Provided data >>
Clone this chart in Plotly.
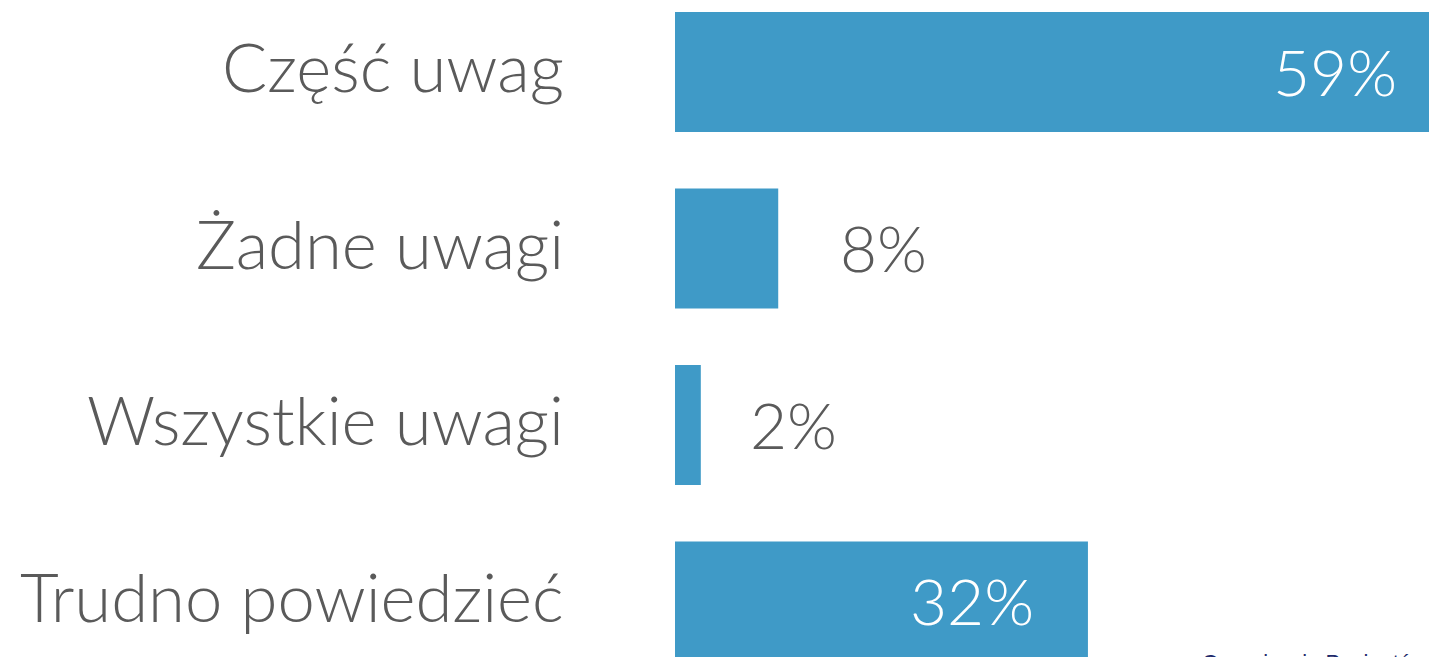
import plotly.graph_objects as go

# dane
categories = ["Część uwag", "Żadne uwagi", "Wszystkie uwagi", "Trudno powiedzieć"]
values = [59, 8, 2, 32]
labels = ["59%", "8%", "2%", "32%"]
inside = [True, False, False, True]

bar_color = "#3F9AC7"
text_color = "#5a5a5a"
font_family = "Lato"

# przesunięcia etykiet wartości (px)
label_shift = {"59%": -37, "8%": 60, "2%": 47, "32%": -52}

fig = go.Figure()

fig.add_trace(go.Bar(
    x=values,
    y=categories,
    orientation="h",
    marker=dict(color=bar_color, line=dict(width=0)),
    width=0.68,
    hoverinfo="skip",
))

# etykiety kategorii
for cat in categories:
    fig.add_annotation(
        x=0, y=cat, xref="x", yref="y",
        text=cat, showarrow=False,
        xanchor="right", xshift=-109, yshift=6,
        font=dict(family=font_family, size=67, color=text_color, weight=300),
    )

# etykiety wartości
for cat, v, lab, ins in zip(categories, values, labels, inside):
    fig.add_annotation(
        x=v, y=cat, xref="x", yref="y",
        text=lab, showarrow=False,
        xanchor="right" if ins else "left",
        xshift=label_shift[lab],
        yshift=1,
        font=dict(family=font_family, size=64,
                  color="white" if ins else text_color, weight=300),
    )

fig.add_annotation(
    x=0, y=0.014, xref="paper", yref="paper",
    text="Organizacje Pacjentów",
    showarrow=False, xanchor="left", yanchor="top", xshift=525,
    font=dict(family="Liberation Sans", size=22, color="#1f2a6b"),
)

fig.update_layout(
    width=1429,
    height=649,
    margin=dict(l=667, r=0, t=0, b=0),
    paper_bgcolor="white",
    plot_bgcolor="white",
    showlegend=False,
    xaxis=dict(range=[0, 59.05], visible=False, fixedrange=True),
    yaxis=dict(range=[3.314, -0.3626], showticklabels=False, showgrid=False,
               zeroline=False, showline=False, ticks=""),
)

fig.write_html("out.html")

Your instructions >>
Write out the lines from the start of the material to the line with "fig = go.Figure()", inclusive and exactly. Skip the pictures.

Written reply >>
Clone this chart in Plotly.
import plotly.graph_objects as go

# dane
categories = ["Część uwag", "Żadne uwagi", "Wszystkie uwagi", "Trudno powiedzieć"]
values = [59, 8, 2, 32]
labels = ["59%", "8%", "2%", "32%"]
inside = [True, False, False, True]

bar_color = "#3F9AC7"
text_color = "#5a5a5a"
font_family = "Lato"

# przesunięcia etykiet wartości (px)
label_shift = {"59%": -37, "8%": 60, "2%": 47, "32%": -52}

fig = go.Figure()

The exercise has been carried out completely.